The automotive industry faces growing regulatory and market pressure to reduce environmental impacts and strengthen supply chain resilience, particularly in high-value, high-complexity components such as lighting assemblies. Today, damaged headlamps and taillamps are typically landfilled after collisions, despite many internal components retaining near-new functionality. This practice prematurely ends product lifecycles, drives demand for virgin materials, and intensifies strain on critical supply chains such as semiconductors. While literature highlights remanufacturing as a key enabler of the circular economy, limited research has demonstrated scalable, industry-ready applications for automotive lighting. This paper addresses that gap by investigating how a patented remanufacturing process can transform damaged lighting assemblies into fully certified, OEM-grade replacements while lowering costs, reducing environmental impact, and improving OEM competitiveness.
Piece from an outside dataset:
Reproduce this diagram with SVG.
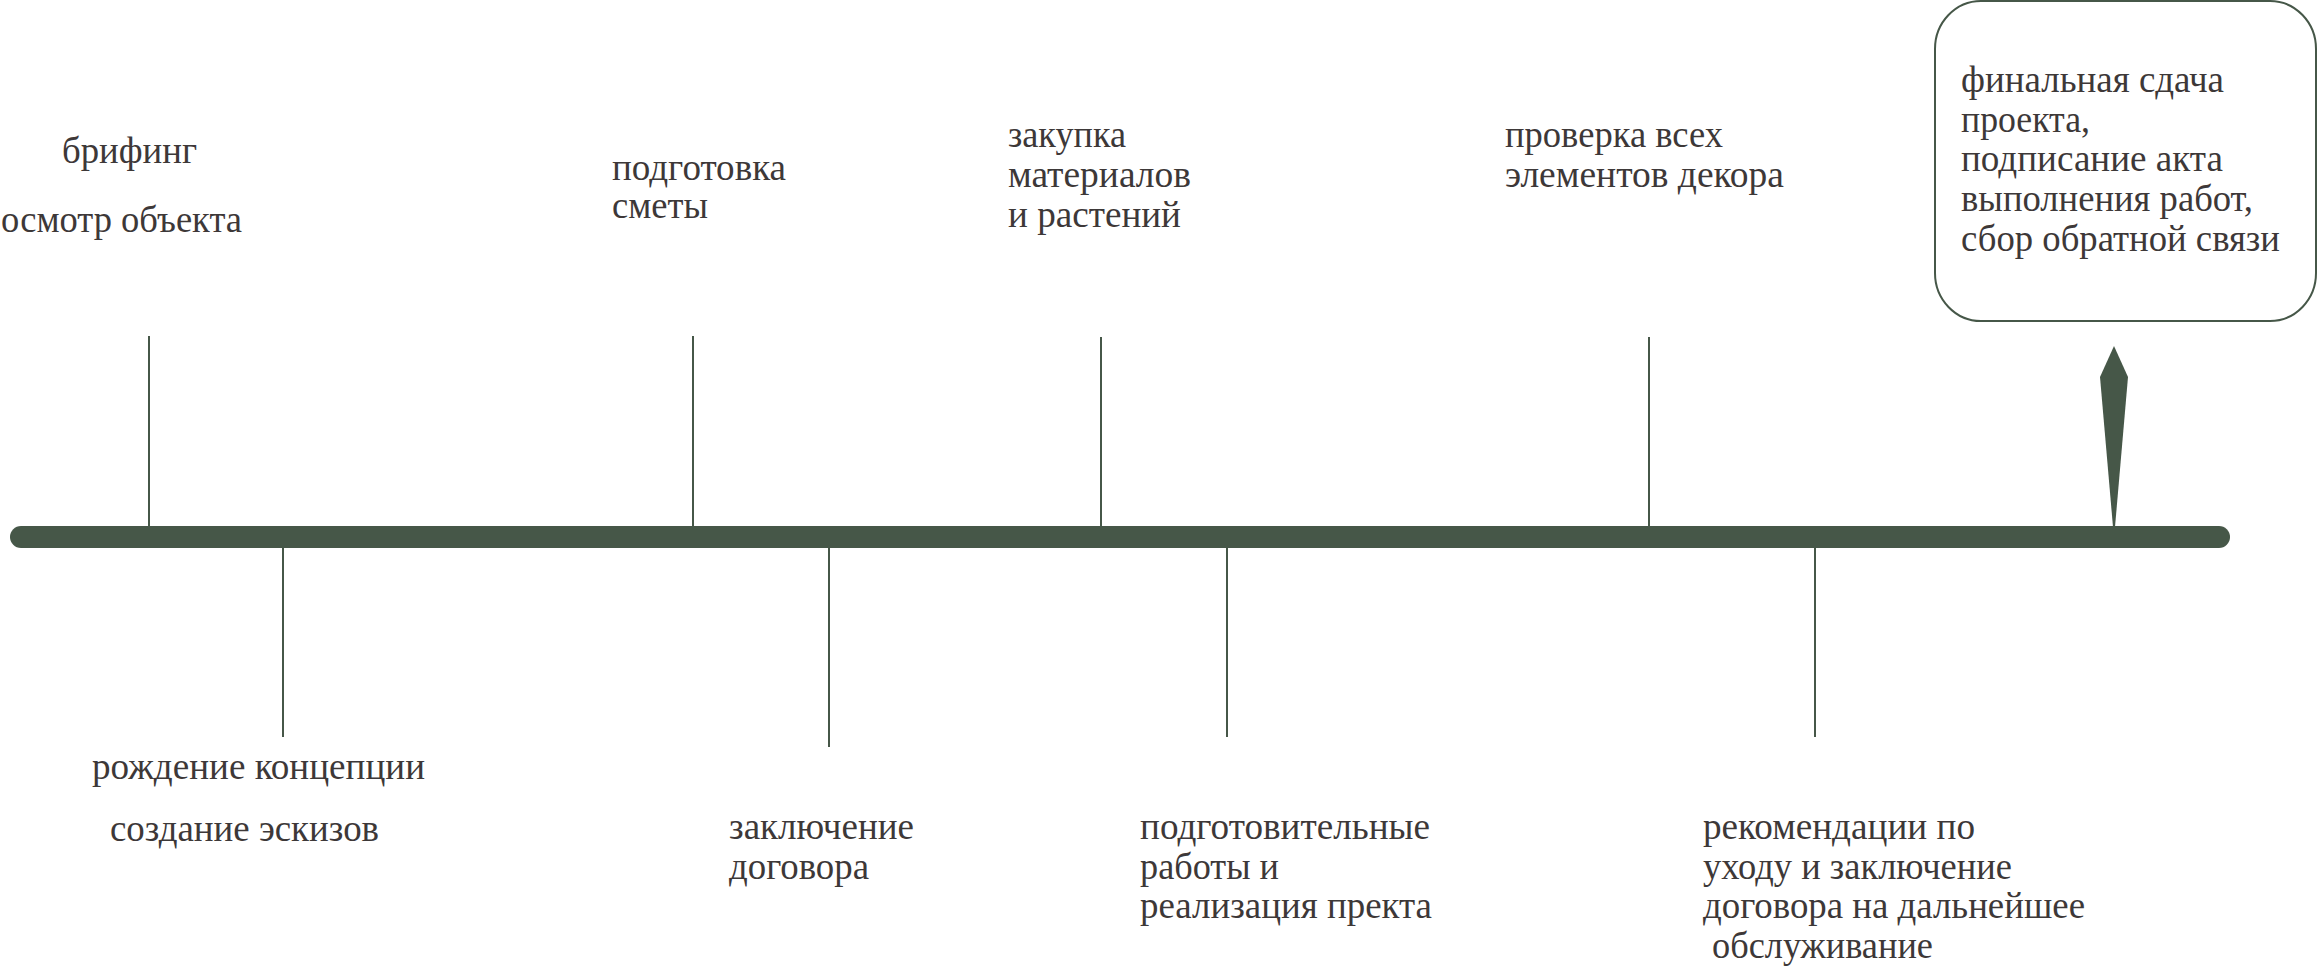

The approach draws on Llink Technologies’ proprietary U.S.-patented process, which integrates automated and manual disassembly, component harvesting, and reassembly with new housings and lenses. Industry 4.0- based traceability and rigorous quality testing ensure compliance with regulatory and OEM standards, while analysis of over 100 lighting assemblies provides insights into design-forremanufacturing principles. Preliminary implementation results show that up to 83% of returned cores are eligible for remanufacturing, with up to 95% of components recoverable for reuse. Remanufactured assemblies perform to OEM and regulatory standards while offering cost savings of up to 40% for end-users and generating 200–300% profit margins for OEMs. Sustainability benefits are significant: per 100,000 remanufactured units, an estimated 440 tons of cores and 76,000 cubic feet of packaging are diverted from landfills. By advancing both the technical foundation and business case for automotive lighting remanufacturing, this research demonstrates how circular supply chains can simultaneously reduce waste, conserve critical resources, and create profitable new revenue streams for manufacturers. The findings offer one of the first industry-scale case studies of circular remanufacturing applied to complex automotive lighting systems, with implications for design, policy, and broader adoption across the mobility sector.